### Task prompt
Retype nothing but the lines from the start of the material up to and including the line with "(0,0) rectangle (1148,1070);". Pictures don't belong in the copy.

### Data provided
-----
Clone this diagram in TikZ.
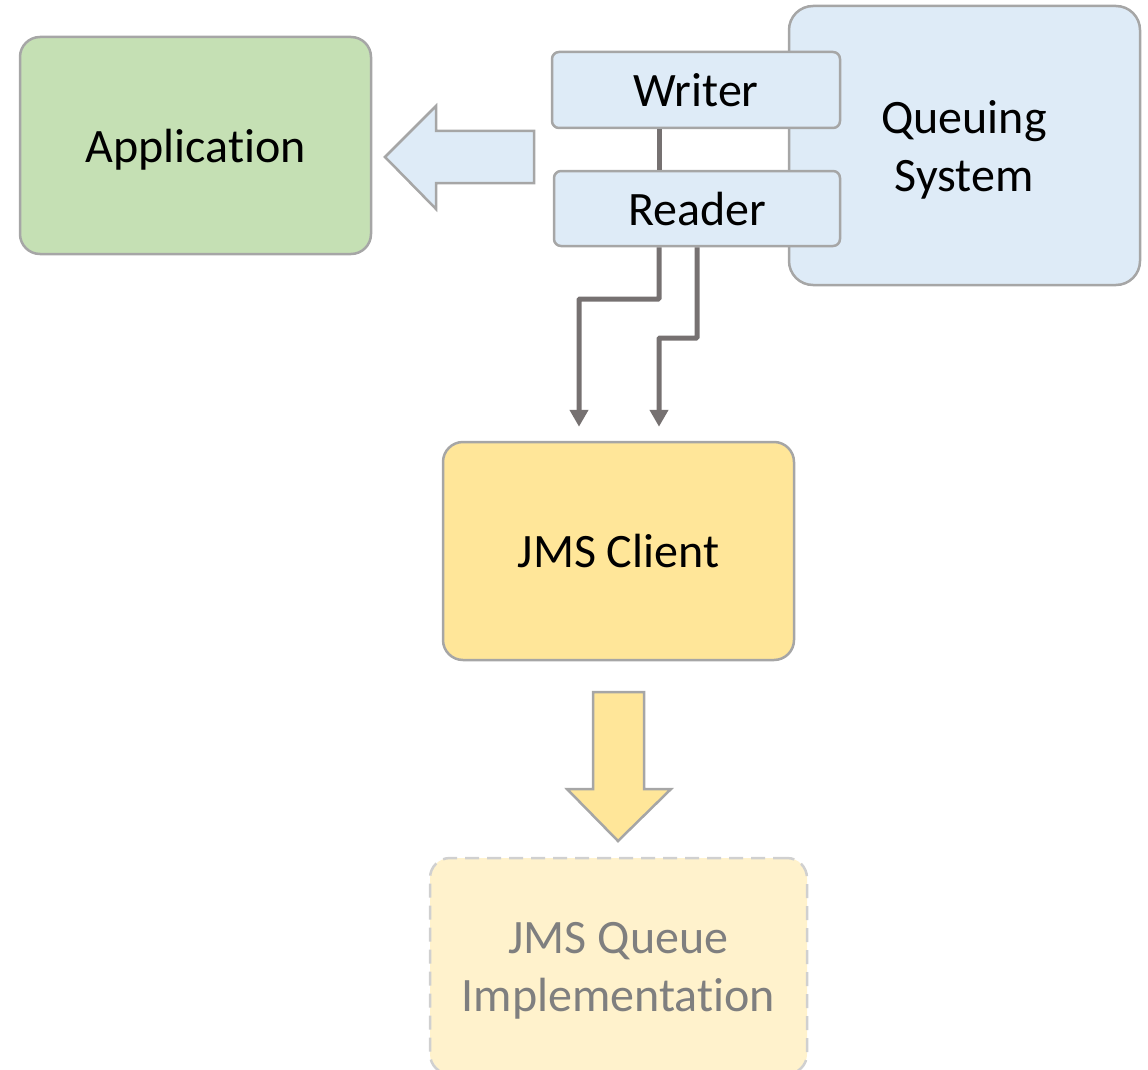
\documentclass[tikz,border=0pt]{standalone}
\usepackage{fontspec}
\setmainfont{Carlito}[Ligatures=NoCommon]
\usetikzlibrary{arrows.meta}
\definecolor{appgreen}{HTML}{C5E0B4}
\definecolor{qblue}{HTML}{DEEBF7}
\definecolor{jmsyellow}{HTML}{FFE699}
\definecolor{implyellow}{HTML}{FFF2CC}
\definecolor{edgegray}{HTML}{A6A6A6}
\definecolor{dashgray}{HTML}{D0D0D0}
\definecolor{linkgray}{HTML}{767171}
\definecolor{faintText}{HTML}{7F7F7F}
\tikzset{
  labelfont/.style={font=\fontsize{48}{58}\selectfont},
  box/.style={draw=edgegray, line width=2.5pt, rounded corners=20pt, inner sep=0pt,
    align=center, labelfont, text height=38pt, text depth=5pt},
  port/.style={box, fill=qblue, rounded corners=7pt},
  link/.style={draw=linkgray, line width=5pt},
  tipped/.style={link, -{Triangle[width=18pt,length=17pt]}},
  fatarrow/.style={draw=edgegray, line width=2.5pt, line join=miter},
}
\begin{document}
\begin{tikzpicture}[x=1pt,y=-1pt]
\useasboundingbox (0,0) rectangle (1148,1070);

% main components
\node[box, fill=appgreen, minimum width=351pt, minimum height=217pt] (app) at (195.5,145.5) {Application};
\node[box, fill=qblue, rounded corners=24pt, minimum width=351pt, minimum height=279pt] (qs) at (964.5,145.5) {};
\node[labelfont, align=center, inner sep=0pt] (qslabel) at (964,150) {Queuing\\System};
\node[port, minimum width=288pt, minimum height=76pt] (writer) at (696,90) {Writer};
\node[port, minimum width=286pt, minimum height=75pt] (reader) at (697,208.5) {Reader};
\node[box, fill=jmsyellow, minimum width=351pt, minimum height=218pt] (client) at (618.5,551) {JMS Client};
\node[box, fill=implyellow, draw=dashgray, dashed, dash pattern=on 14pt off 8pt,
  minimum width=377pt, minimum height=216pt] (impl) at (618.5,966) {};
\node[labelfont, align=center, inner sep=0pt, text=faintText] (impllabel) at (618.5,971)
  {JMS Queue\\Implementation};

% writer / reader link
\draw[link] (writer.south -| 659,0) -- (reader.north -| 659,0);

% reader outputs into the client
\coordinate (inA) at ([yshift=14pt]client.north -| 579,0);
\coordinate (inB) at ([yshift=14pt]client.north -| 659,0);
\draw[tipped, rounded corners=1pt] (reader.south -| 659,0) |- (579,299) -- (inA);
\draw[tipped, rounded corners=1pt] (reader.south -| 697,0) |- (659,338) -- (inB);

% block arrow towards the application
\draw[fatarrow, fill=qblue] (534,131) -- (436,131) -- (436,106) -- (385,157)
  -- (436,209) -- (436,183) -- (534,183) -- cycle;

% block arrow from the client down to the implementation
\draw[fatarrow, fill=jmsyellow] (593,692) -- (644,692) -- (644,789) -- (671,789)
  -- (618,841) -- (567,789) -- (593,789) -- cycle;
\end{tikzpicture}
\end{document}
-----
### Worked solution
Clone this diagram in TikZ.
\documentclass[tikz,border=0pt]{standalone}
\usepackage{fontspec}
\setmainfont{Carlito}[Ligatures=NoCommon]
\usetikzlibrary{arrows.meta}
\definecolor{appgreen}{HTML}{C5E0B4}
\definecolor{qblue}{HTML}{DEEBF7}
\definecolor{jmsyellow}{HTML}{FFE699}
\definecolor{implyellow}{HTML}{FFF2CC}
\definecolor{edgegray}{HTML}{A6A6A6}
\definecolor{dashgray}{HTML}{D0D0D0}
\definecolor{linkgray}{HTML}{767171}
\definecolor{faintText}{HTML}{7F7F7F}
\tikzset{
  labelfont/.style={font=\fontsize{48}{58}\selectfont},
  box/.style={draw=edgegray, line width=2.5pt, rounded corners=20pt, inner sep=0pt,
    align=center, labelfont, text height=38pt, text depth=5pt},
  port/.style={box, fill=qblue, rounded corners=7pt},
  link/.style={draw=linkgray, line width=5pt},
  tipped/.style={link, -{Triangle[width=18pt,length=17pt]}},
  fatarrow/.style={draw=edgegray, line width=2.5pt, line join=miter},
}
\begin{document}
\begin{tikzpicture}[x=1pt,y=-1pt]
\useasboundingbox (0,0) rectangle (1148,1070);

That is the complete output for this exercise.